Kenya Air Force modernises its fleet with acquisition of 10 new fighter jets as internal and external threats loom


The Kenya Air Force is operating Grob G120TP turboprop trainers, following its earlier acquisition of G120A-K piston-engined trainers.

The aircraft, the first of kind in Africa, are stationed in Laikipia Airbase, roughly 180 bird fly kilometres from the capital Nairobi, for training purposes. Since the deployment of the Kenya defence Forces in neighbouring Somalia in 2011, Kenya has been modernising its military hardware, the G120TP aircraft being the latest.

Laikipia is currently under the spell of banditry, with police being used to repulse the heavily armed militia-like groups, believed to herders in search of pasture for their livestock.
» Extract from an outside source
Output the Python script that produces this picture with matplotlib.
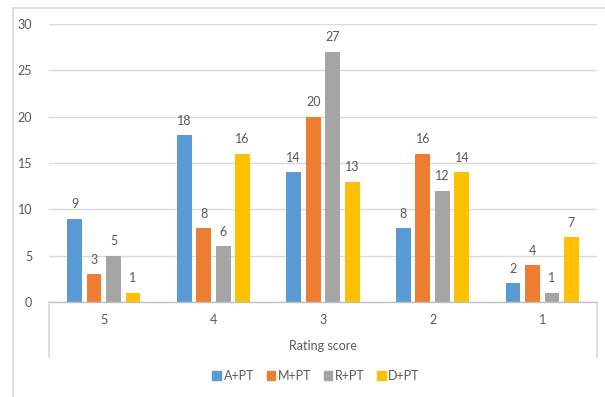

Air Forces Monthly reported that the latest batch of three G120TP aircraft were delivered recently. After leaving the Grob factory in Germany, they flew through Crete, Egypt, Djibouti and Ethiopia to arrive in Kenya on August 19.

Two were previously seen in service with the Kenya Air Force’s Training Squadron at Laikipia Air Base in May this year. According to Grob, the Kenya Air Force is now operating nine new G120TPs in addition to its earlier acquisition.
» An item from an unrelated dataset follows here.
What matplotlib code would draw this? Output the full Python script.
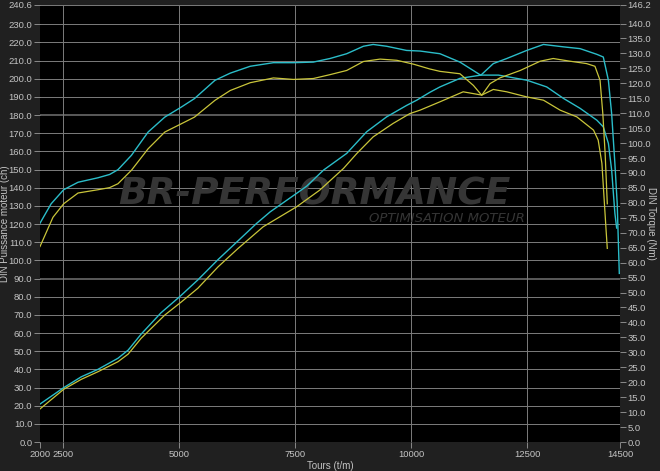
import matplotlib
matplotlib.use('Agg')
import matplotlib.pyplot as plt

# Puissance (ch), axe gauche
rpm_pw_cyan = [2000, 2510, 2890, 3250, 3680, 3900, 4180, 4610, 5010, 5400, 5840, 6270,
               6670, 6960, 7530, 7750, 8110, 8610, 9040, 9470, 9900, 10120, 10400, 10620,
               11050, 11500, 11880, 12490, 12920, 13280, 13640, 14000, 14140, 14250,
               14320, 14390, 14428]
pw_cyan = [20.9, 29.9, 35.9, 40.0, 46.1, 50.6, 59.4, 71.2, 80.0, 89.2, 100.5, 110.8,
           120.4, 126.7, 136.9, 140.9, 149.7, 158.9, 170.8, 179.0, 185.3, 188.2, 192.5, 195.5,
           200.2, 202.0, 202.0, 199.2, 195.5, 189.2, 183.7, 177.2, 173.5, 164.4,
           149.7, 125.9, 117.8]

rpm_pw_yellow = [2000, 2510, 2890, 3250, 3680, 3900, 4180, 4690, 5050, 5400, 5840, 6270,
                 6810, 7530, 8030, 8540, 8830, 9180, 9610, 9970, 10190, 10620, 11120,
                 11520, 11770, 12060, 12490, 12850, 13210, 13570, 13930, 14030, 14110,
                 14155, 14200, 14226]
pw_yellow = [18.2, 29.0, 34.5, 38.7, 44.2, 48.4, 57.1, 69.9, 77.2, 84.6, 96.5, 106.6,
             118.5, 129.5, 138.7, 150.6, 158.9, 168.0, 175.4, 180.8, 182.7, 187.3, 192.8,
             191.0, 194.1, 192.8, 190.0, 188.2, 182.7, 179.0, 171.7, 166.2, 153.4,
             135.0, 116.7, 106.6]

# Couple (Nm), axe droit
rpm_tq_cyan = [2000, 2240, 2510, 2820, 3250, 3500, 3680, 3970, 4330, 4690, 5050, 5330,
               5770, 6100, 6530, 7030, 7460, 7890, 8250, 8610, 8970, 9180, 9470, 9900,
               10190, 10620, 11050, 11500, 11770, 12060, 12490, 12850, 13280, 13640,
               14000, 14140, 14250, 14320, 14390, 14440, 14485]
tq_cyan = [73.2, 79.7, 84.4, 86.9, 88.4, 89.5, 91.1, 95.9, 103.7, 108.7, 112.1, 114.9,
           121.0, 123.4, 125.7, 126.9, 126.9, 127.1, 128.3, 129.9, 132.4, 133.0, 132.4, 131.0,
           130.8, 129.9, 127.1, 122.7, 126.6, 128.3, 131.0, 133.0, 132.2, 131.6,
           129.7, 128.8, 121.0, 109.8, 93.1, 79.7, 56.4]

rpm_tq_yellow = [2000, 2280, 2510, 2820, 3250, 3500, 3680, 3970, 4330, 4690, 5050, 5330,
                 5770, 6100, 6530, 7030, 7460, 7890, 8250, 8610, 8970, 9330, 9690, 10050,
                 10400, 10620, 11050, 11340, 11520, 11700, 11910, 12350, 12780, 13060,
                 13420, 13780, 13960, 14070, 14130, 14180, 14226]
tq_yellow = [65.4, 75.2, 79.7, 83.3, 84.4, 85.1, 86.4, 90.9, 98.1, 103.7, 106.5, 108.7,
             114.3, 117.6, 120.2, 121.8, 121.3, 121.6, 122.9, 124.3, 127.3, 128.1, 127.7, 126.4,
             124.8, 124.0, 123.2, 119.3, 116.0, 119.9, 121.8, 124.3, 127.4, 128.3,
             127.4, 126.6, 125.7, 121.0, 109.8, 96.4, 79.7]

x_ticks = [2000, 2500, 5000, 7500, 10000, 12500, 14500]
left_ticks = [i * 10 for i in range(24)] + [240.6]
right_ticks = [i * 5 for i in range(29)] + [146.2]

CYAN = '#2bbdc9'
YELLOW = '#c9c53a'
TXT = '#c4c4c4'
GRID = '#7c7c7c'
plt.rcParams['font.family'] = ['Liberation Sans', 'DejaVu Sans']

fig = plt.figure(figsize=(6.6, 4.71), dpi=100, facecolor='#202020')
ax = fig.add_axes([40 / 660, 1 - 442 / 471, 580 / 660, 437 / 471])
ax.set_facecolor('black')
ax2 = ax.twinx()

ax.set_xlim(2000, 14500)
ax.set_ylim(0, 240.6)
ax2.set_ylim(0, 146.2)

for v in left_ticks:
    if v in (90, 180):
        ax.axhline(v, color='#5a5a5a', lw=1.4, zorder=1)
    else:
        ax.axhline(v, color=GRID, lw=0.7, zorder=1)
for v in [2500, 5000, 7500, 10000, 12500]:
    ax.axvline(v, color=GRID, lw=0.7, zorder=1)

# filigrane
ax.text(0.135, 0.567, 'BR-PERFORMANCE', transform=ax.transAxes, fontsize=27,
        fontweight='bold', style='italic', color='#353535', ha='left', va='center',
        family='DejaVu Sans', zorder=2)
ax.text(0.836, 0.512, 'OPTIMISATION MOTEUR', transform=ax.transAxes, fontsize=9.5,
        style='italic', color='#353535', ha='right', va='center',
        family='DejaVu Sans', zorder=2)

ax.plot(rpm_pw_cyan, pw_cyan, color=CYAN, lw=1.0, zorder=4)
ax.plot(rpm_pw_yellow, pw_yellow, color=YELLOW, lw=0.9, zorder=4)
ax2.plot(rpm_tq_cyan, tq_cyan, color=CYAN, lw=1.0, zorder=4)
ax2.plot(rpm_tq_yellow, tq_yellow, color=YELLOW, lw=0.9, zorder=4)

ax.set_xticks(x_ticks)
ax.set_xticklabels([str(t) for t in x_ticks])
ax.set_yticks(left_ticks)
ax.set_yticklabels(['%.1f' % t for t in left_ticks])
ax2.set_yticks(right_ticks)
ax2.set_yticklabels(['%.1f' % t for t in right_ticks])

for a in (ax, ax2):
    a.tick_params(colors=TXT, labelsize=6.8, length=4, width=0.7, pad=1.5)
    a.tick_params(axis='both', color='#8a8a8a')
    for s in a.spines.values():
        s.set_visible(False)

ax.set_xlabel('Tours (t/m)', color=TXT, fontsize=7, labelpad=2)
ax.set_ylabel('DIN Puissance moteur (ch)', color=TXT, fontsize=7)
ax.yaxis.set_label_coords(-0.052, 0.5)
ax2.set_ylabel('DIN Torque (Nm)', color=TXT, fontsize=7, rotation=-90, va='center')
ax2.yaxis.set_label_coords(1.053, 0.5)

fig.savefig('out.png', dpi=100, facecolor=fig.get_facecolor())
The Kenya Air Force in November and December 2013 received six of the G120A-K piston engine models, becoming the first African air force to operate the type. Pilot training took place in Mattsies, Germany. One subsequently crashed on March 18, 2018, but the pilots survived.

Kenya’s G120A-Ks were acquired to replace its old fleet of 10 Scottish Aviation Bulldogs. The G120A-K is powered by a six-cylinder Lycoming piston-engine providing 260 horse-power. The largely all-composite airframe has a service life of 15,000 hours and is certified for +6/-4 gs, allowing for aerobatic training. The modern glass cockpit features three Elbit 205 x 150 mm multi-function displays, a digital standby flight display and a digital engine display.

Grob says the G120 has one of the lowest maintenance costs in the industry.

The G120TP is powered by the Rolls-Royce M250-B17F turbine engine, which can be limited to 312-shp for ab initio training, although it is rated at 380-shp for maximum cruise (380 km/h).

The student pilot can be seated either in the left hand or right-hand ejection seat, both with individual throttle levers. The Ethiopian Air Force became the second in Africa to operate the G120, acquiring 12 turboprop models from 2019.

The G120 is flown by the Canadian, German, French and Israeli air forces while the turboprop G120TP, which first flew in 2010, has been adopted by the air forces of Argentina, Ecuador, Indonesia, Mexico, Myanmar and Jordan.